Off Broadway Review: ‘Permission’ by Tony-Nominated Playwright Robert Askins

Never heard of Christian Domestic Discipline? Let Robert Askins enlighten you. According to a religious doctrine observed in certain churches known to the playwright, it’s the practice of inflicting corporal punishment on one’s wife — not for the naughty thrill of it, mind you, but for the love of Jesus. In the more irreverent terms of “Permissions,” a new comedy by the scribe of “Hand to God” (a Tony Awards nominee for best play), CDD is about working up a sexual sweat by spanking your spouse.

The play opens in an excruciatingly bland living/dining room (designed by David Korins, holding his nose) somewhere in Texas. Southern Texas. There’s nothing distinctive, or even personal, about the furnishings, except for a crucifix prominently displayed on the wall.

Zach (Lucas Near-Verbrugghe), a blowhard entrepreneur who owns a sports equipment store and plans to expand the business into an “empire,” is telling his friend Eric (Justin Bartha) a funny story about “sexually euphemistic” sports items (i.e., tennis balls, stuffed in a kid’s pants). Except these guys have absolutely no sense of humor whatsoever (“I know how the ridiculous offends you,” Eric says) and Zach is outraged by the … well, balls of the kid who pulled the joke on him.

But the really funny thing is, these guys can’t seem to keep their hands off each other. More arm-punching and other body contact than in the locker room of a winning team after an NFL game. Is this horsing around some kind of jock foreplay?

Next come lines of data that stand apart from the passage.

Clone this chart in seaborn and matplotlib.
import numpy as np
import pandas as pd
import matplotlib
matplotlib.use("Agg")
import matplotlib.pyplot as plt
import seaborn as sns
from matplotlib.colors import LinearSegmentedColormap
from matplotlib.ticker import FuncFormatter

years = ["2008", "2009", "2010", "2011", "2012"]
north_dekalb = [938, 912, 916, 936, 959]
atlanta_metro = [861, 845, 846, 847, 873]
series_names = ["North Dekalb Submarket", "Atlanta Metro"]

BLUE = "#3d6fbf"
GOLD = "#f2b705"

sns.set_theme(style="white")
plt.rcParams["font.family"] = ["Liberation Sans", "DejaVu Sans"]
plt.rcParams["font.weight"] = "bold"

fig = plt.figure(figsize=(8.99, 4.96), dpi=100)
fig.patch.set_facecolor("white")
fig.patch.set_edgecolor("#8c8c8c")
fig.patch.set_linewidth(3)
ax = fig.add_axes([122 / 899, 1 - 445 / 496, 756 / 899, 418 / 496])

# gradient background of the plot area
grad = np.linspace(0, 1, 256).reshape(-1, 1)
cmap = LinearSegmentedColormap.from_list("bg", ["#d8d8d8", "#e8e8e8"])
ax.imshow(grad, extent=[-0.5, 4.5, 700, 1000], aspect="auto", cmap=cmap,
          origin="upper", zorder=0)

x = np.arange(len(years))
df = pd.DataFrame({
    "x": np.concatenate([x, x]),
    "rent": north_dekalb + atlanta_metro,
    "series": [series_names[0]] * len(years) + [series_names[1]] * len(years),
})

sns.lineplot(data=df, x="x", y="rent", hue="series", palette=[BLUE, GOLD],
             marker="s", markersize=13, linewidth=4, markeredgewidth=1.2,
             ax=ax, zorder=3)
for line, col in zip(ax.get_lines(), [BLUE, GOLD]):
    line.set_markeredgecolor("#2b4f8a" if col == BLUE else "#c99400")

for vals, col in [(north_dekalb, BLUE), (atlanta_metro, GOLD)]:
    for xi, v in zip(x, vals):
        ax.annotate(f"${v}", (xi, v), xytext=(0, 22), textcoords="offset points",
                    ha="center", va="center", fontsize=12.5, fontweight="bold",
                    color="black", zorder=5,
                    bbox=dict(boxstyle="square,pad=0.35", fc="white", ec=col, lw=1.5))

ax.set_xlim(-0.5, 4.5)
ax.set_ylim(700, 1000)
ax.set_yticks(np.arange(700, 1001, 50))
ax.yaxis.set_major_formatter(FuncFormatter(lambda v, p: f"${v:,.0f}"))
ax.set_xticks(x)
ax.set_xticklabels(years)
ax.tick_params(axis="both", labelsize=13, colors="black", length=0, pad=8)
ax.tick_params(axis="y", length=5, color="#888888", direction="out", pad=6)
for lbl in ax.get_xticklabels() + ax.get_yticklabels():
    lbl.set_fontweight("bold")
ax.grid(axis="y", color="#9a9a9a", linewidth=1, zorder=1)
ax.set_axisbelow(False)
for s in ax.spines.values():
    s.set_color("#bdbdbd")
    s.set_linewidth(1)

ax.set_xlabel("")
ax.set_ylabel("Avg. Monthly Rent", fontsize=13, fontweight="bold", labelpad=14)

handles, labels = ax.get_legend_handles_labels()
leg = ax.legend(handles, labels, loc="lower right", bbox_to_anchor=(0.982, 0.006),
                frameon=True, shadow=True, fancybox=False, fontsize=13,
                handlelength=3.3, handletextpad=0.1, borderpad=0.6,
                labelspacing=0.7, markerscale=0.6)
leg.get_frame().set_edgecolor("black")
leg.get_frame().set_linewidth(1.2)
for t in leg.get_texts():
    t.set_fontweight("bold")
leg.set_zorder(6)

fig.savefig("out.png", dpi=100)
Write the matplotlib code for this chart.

As it turns out, both Zach and Eric are married to other people — not guy people, but women people, one of whom, Zach’s wife, Michelle (Nicole Lowrance), is busy in the kitchen dishing up a dinner for Eric and his wife, Cynthia (Elizabeth Reaser). Aside from defining the character relationships, which adhere to the basic, church-sanctioned roles of dominant males and subservient (if seething) females, not a whole lot happens in this first act.

Not that it’s without humor. Zach gives poor, ineffectual Eric some wonderfully cynical tips on how to politick with powerful church elders at cross-fit training and on an upcoming mission to Cancun. His wife, Cynthia, comes at Eric from a different angle, throwing snide digs at him for collecting dolls (“action figures,” he insists) and being too much of a wimp to man up and ask the dean to make him permanent (as opposed to perennial “acting”) chairman of the computer science department.

And when Michelle points out that Cyndy is being just a teeny bit passive-aggressive, Eric jumps in with the observation that “passive-aggressive is better than aggressive-aggressive.”

But the actors, under helmer Alex Timbers’ carefully calibrated direction, seem to be doing most of the work here. Near-Verbrugghe (“Bloody Bloody Andrew Jackson”) has Zach’s cock-of-the-walk strut down cold. Bartha (“The Hangover,” “Lend Me a Tenor”) is all hunched shoulders and caved-in ego as poor Eric. Reaser (fresh off her guest star role in “Mad Men”) has perfected that nasal whine of “delicate” wives who are allergic to everything, especially their husbands. And Lowrance is downright delicious as Michelle, a high-powered lawyer absolutely seething with rage at being reduced to “the little woman in the kitchen.”

But there’s only so much humor to be milked from that dinner party, and it isn’t until the very end of the act — when Eric and Cyndy catch their hosts practicing Christian Domestic Discipline, with Zach putting Michelle over his knee and enthusiastically punishing her for her wifely transgressions. “We have to do better. For ourselves and for the Almighty,” Zach exclaims, walloping his wife’s bottom with his leather belt. To which Michelle can only scream an ecstatic: “Yes! Oh, God, yes!”

Now, that’s what we’d call an effective way to end the first act of a domestic comedy. But the second act, surprisingly, is a letdown. Askins delivers the expected plot developments: Eric and Cyndy adopt their own variation of CDD, and in due time, husbands and wives indiscriminately lunge at each other with abandon.

But in the end, there’s not quite enough fun to be had from this Christian version of marital S&M, and strange to say, all the spankings (expertly choreographed and quite realistic, let it be said) become repetitive and pointless. What this comedy really could use are a few scenes in whatever church preaches this insanity.